The surprising truth is that AES, the gold standard for symmetric encryption today, is already safe against quantum computers, at least for a while.
Let’s see it in action. Imagine you have a secret message, say "Meet me at noon." You want to encrypt it using AES-128. You pick a secret key, perhaps 0123456789abcdef0123456789abcdef.
echo -n "Meet me at noon" | openssl enc -aes-128-cbc -K 0123456789abcdef0123456789abcdef -iv 00000000000000000000000000000000 -out encrypted.bin
This encrypted.bin file now holds your secret. To decrypt it, you’d use the same key and IV (initialization vector):
openssl enc -d -aes-128-cbc -K 0123456789abcdef0123456789abcdef -iv 00000000000000000000000000000000 -in encrypted.bin -out decrypted.txt
cat decrypted.txt
This would output "Meet me at noon". Pretty neat, right?
The concern with quantum computers is their ability to break asymmetric encryption (like RSA) very quickly using Shor’s algorithm. Shor’s algorithm can factor large numbers exponentially faster than any classical algorithm, which is the basis of RSA’s security. However, AES is a symmetric encryption algorithm. It uses the same key for both encryption and decryption.
The primary quantum threat to symmetric encryption comes from Grover’s algorithm. Grover’s algorithm can speed up the search for a specific item in an unsorted database. In the context of cryptography, this "database" is the set of all possible keys. A classical computer trying to brute-force an AES-128 key would, on average, need to try 2^127 keys. Grover’s algorithm, however, can find the key in roughly the square root of the number of items, meaning about 2^64 operations.

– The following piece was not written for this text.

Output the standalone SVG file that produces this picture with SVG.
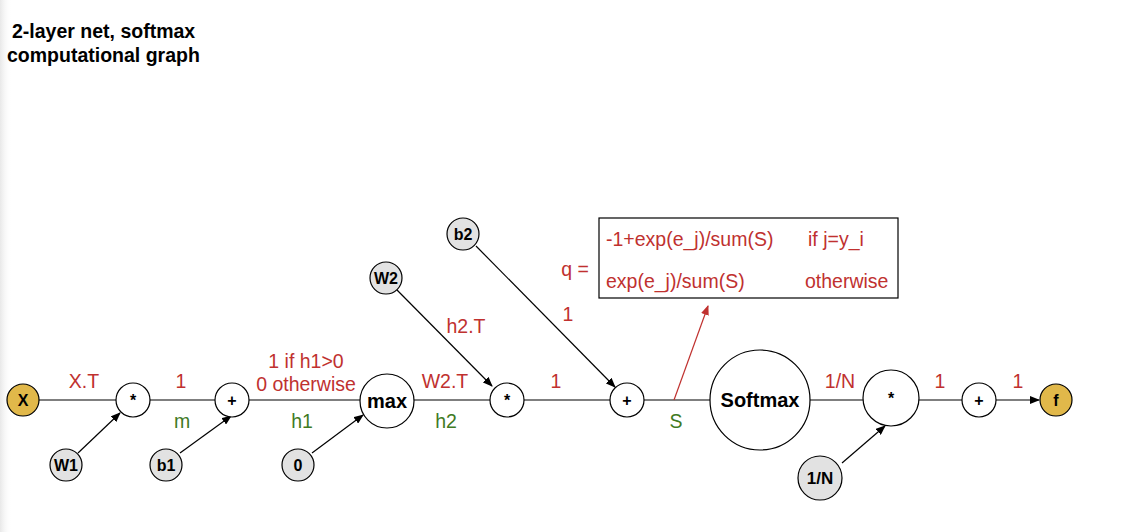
<svg xmlns="http://www.w3.org/2000/svg" width="1141" height="532" viewBox="0 0 1141 532">
<defs>
<marker id="ah" markerWidth="10" markerHeight="8" refX="9" refY="4" orient="auto" markerUnits="userSpaceOnUse"><path d="M0,0 L10,4 L0,8 z" fill="#000"/></marker>
<marker id="ahr" markerWidth="10" markerHeight="8" refX="9" refY="4" orient="auto" markerUnits="userSpaceOnUse"><path d="M0,0 L10,4 L0,8 z" fill="#c0312f"/></marker>
<linearGradient id="lg" x1="0" x2="1" y1="0" y2="0"><stop offset="0" stop-color="#e8e8e8"/><stop offset="1" stop-color="#fff" stop-opacity="0"/></linearGradient>
<style>
.n{stroke:#000;stroke-width:1.2;fill:#fff}
.g{fill:#e2e2e2}
.y{fill:#e1b84a}
.t{font-family:"Liberation Sans",Arial,sans-serif;font-weight:bold;text-anchor:middle;font-size:16px}
.big{font-size:20px}
.mid{font-size:17px}
.l{font-family:"Liberation Sans",Arial,sans-serif;font-size:19.5px;text-anchor:middle}
.s{text-anchor:start}
.r{fill:#c0312f}
.gr{fill:#3f7a1f}
.c{stroke:#000;stroke-width:1.2;fill:none}
</style>
</defs>
<rect width="1141" height="532" fill="#fff"/>
<rect width="12" height="532" fill="url(#lg)"/>
<g id="title" font-family="'Liberation Sans',Arial,sans-serif" font-weight="bold" font-size="19.5">
<text x="12" y="38">2-layer net, softmax</text>
<text x="7" y="62">computational graph</text>
</g>
<g id="connectors">
<line class="c" x1="39" y1="400" x2="116" y2="400"/>
<line class="c" x1="150" y1="400" x2="215" y2="400"/>
<line class="c" x1="249" y1="400" x2="360" y2="400"/>
<line class="c" x1="414" y1="400" x2="490" y2="400"/>
<line class="c" x1="524" y1="400" x2="610" y2="400"/>
<line class="c" x1="644" y1="400" x2="710" y2="400"/>
<line class="c" x1="810" y1="400" x2="863" y2="400"/>
<line class="c" x1="919" y1="400" x2="962" y2="400"/>
<line class="c" x1="996" y1="400" x2="1039" y2="400" marker-end="url(#ah)"/>
<line class="c" x1="78" y1="453" x2="120" y2="413" marker-end="url(#ah)"/>
<line class="c" x1="180" y1="453" x2="231" y2="416" marker-end="url(#ah)"/>
<line class="c" x1="312" y1="453" x2="363" y2="415" marker-end="url(#ah)"/>
<line class="c" x1="397" y1="290" x2="492" y2="386" marker-end="url(#ah)"/>
<line class="c" x1="476" y1="246" x2="615" y2="387" marker-end="url(#ah)"/>
<line class="c" x1="842" y1="463" x2="885" y2="426" marker-end="url(#ah)"/>
<line x1="674" y1="400" x2="708" y2="306" stroke="#c0312f" stroke-width="1.2" marker-end="url(#ahr)"/>
</g>
<g id="X"><circle class="n y" cx="23" cy="400" r="16"/><text class="t" x="23" y="406">X</text></g>
<g id="mul1"><circle class="n" cx="133" cy="400" r="17"/><text class="t" x="133" y="406">*</text></g>
<g id="add1"><circle class="n" cx="232" cy="400" r="17"/><text class="t" x="232" y="406">+</text></g>
<g id="max"><circle class="n" cx="387" cy="401" r="27"/><text class="t big" x="387" y="408">max</text></g>
<g id="mul2"><circle class="n" cx="507" cy="400" r="17"/><text class="t" x="507" y="406">*</text></g>
<g id="add2"><circle class="n" cx="627" cy="400" r="17"/><text class="t" x="627" y="406">+</text></g>
<g id="softmax"><circle class="n" cx="760" cy="400" r="50"/><text class="t big" x="760" y="407">Softmax</text></g>
<g id="mul3"><circle class="n" cx="891" cy="398" r="28"/><text class="t" x="891" y="404">*</text></g>
<g id="add3"><circle class="n" cx="979" cy="400" r="17"/><text class="t" x="979" y="406">+</text></g>
<g id="f"><circle class="n y" cx="1056" cy="400" r="16"/><text class="t" x="1056" y="406">f</text></g>
<g id="W1"><circle class="n g" cx="66" cy="465" r="16"/><text class="t" x="66" y="471">W1</text></g>
<g id="b1"><circle class="n g" cx="166" cy="465" r="16"/><text class="t" x="166" y="471">b1</text></g>
<g id="zero"><circle class="n g" cx="298" cy="465" r="16"/><text class="t" x="298" y="471">0</text></g>
<g id="W2"><circle class="n g" cx="386" cy="278" r="16"/><text class="t" x="386" y="284">W2</text></g>
<g id="b2"><circle class="n g" cx="463" cy="234" r="16"/><text class="t" x="463" y="240">b2</text></g>
<g id="invN"><circle class="n g" cx="820" cy="478" r="22"/><text class="t mid" x="820" y="484">1/N</text></g>
<g id="qbox">
<rect x="599" y="218" width="299" height="80" fill="#fff" stroke="#000" stroke-width="1.2"/>
<text class="l r s" x="606" y="246">-1+exp(e_j)/sum(S)</text>
<text class="l r s" x="808" y="246">if j=y_i</text>
<text class="l r s" x="606" y="288">exp(e_j)/sum(S)</text>
<text class="l r s" x="805" y="288">otherwise</text>
</g>
<g id="labels">
<text class="l r" x="84" y="388">X.T</text>
<text class="l r" x="181" y="388">1</text>
<text class="l r" x="306" y="368">1 if h1&gt;0</text>
<text class="l r" x="306" y="391">0 otherwise</text>
<text class="l r" x="445" y="388">W2.T</text>
<text class="l r" x="466" y="333">h2.T</text>
<text class="l r" x="556" y="388">1</text>
<text class="l r" x="568" y="321">1</text>
<text class="l r" x="575" y="276">q =</text>
<text class="l r" x="840" y="388">1/N</text>
<text class="l r" x="940" y="388">1</text>
<text class="l r" x="1018" y="388">1</text>
<text class="l gr" x="182" y="428">m</text>
<text class="l gr" x="302" y="428">h1</text>
<text class="l gr" x="446" y="428">h2</text>
<text class="l gr" x="676" y="428">S</text>
</g>
</svg>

This is a significant speedup, but it’s quadratic, not exponential like Shor’s algorithm for asymmetric crypto. Doubling the key length of AES effectively squares the quantum advantage, negating it. So, if AES-128 is vulnerable to 2^64 quantum operations, AES-256 would be vulnerable to 2^128 quantum operations. Since 2^128 is still an astronomically large number, far beyond the capabilities of even hypothetical future quantum computers, AES-256 remains secure.
The real problem is that many systems today rely on a hybrid approach: they use fast symmetric encryption (like AES) for the bulk of the data, but use slower asymmetric encryption (like RSA) to securely exchange the symmetric key. This key exchange is where quantum computers pose an immediate and severe threat. Once an attacker can break the key exchange, they can intercept the symmetric key and then decrypt all the AES-encrypted data.
This is why the world is rushing to develop and deploy post-quantum cryptography (PQC). PQC algorithms are designed to be resistant to attacks from both classical and quantum computers. NIST, the U.S. National Institute of Standards and Technology, has been running a multi-year competition to standardize these new algorithms. They’ve selected several algorithms for standardization, including CRYSTALS-Kyber for key establishment and CRYSTALS-Dilithium for digital signatures, which are based on lattice-based cryptography. Other approaches include code-based cryptography, hash-based cryptography, and multivariate cryptography.
The reason AES-256 is considered safe against quantum computers, even with Grover’s algorithm, boils down to the nature of the speedup. Grover’s algorithm provides a quadratic speedup. To break AES-128, a quantum computer would need to perform roughly 2^64 operations. This is a lot, but potentially achievable in the distant future. However, to break AES-256, it would require roughly 2^128 operations. This is a number so large that it’s considered infeasible for any foreseeable quantum computer. The key is that for every bit of security you lose due to Grover’s algorithm, you can regain it by doubling the key size.
The immediate concern isn’t breaking AES itself, but breaking the mechanisms used to establish AES keys, which are typically based on public-key cryptography vulnerable to Shor’s algorithm. Once that key is compromised, the AES encryption is trivially broken.
The next major hurdle will be migrating existing infrastructure and protocols to use these new post-quantum algorithms for key exchange and digital signatures.